Refinancing surged last week as many homeowners took advantage of lower mortgage rates to reduce interest payments on their existing mortgages.
The average interest rate on a 30-year fixed-rate mortgage fell to 6.87% last week, the lowest since March, according to the Mortgage Bankers Association. That pushed refinancing to the highest level since August 2022, according to the MBA's Weekly Mortgage Applications Index.
High interest rates have stymied the housing market over the past two years, with potential buyers being put off by high monthly payments and sellers hesitant to put their homes on the market after taking advantage of ultra-low mortgage rates over the past few years.
How the Federal Reserve is making refinancing more attractive
But with interest rate cuts from the Federal Reserve on the horizon, mortgage rates may be trending lower.
There are two main factors that affect mortgage rates: the yield on the 10-year Treasury note and the federal funds rate. As the Federal Reserve gets closer to cutting the federal funds rate, traders are attracted to longer-term bonds, causing the price of the 10-year Treasury note to rise and mortgage rates to fall (bond prices and yields move in opposite directions).
Mortgage rates could fall further if the Federal Reserve cuts key interest rates, which market participants are confident the Fed will start cutting rates by September.
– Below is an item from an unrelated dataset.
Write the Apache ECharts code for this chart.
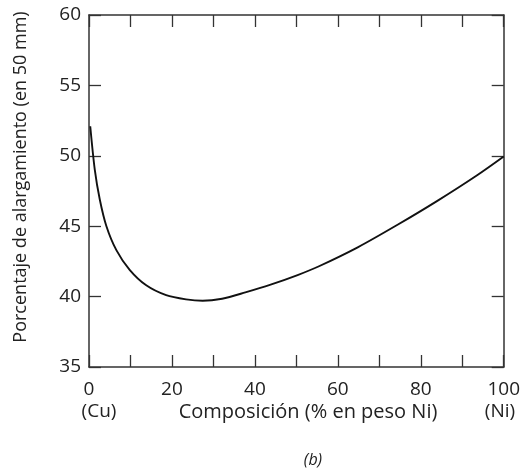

Home purchase applications continue to be delayed
Much of the increased refinancing activity last week came from government-backed loans, such as Federal Housing Administration (FHA) and Veterans Affairs (VA) loans, which typically have lower-than-average interest rates.
“FHA and VA refinance applications accounted for much of the increase, but these were likely recently originated loans at even higher interest rates than are currently being offered,” said Joel Kan, MBA vice president and deputy chief economist.
While refinancing surged, home purchase applications remained sluggish, down 3% from the previous week and 14% from a year ago.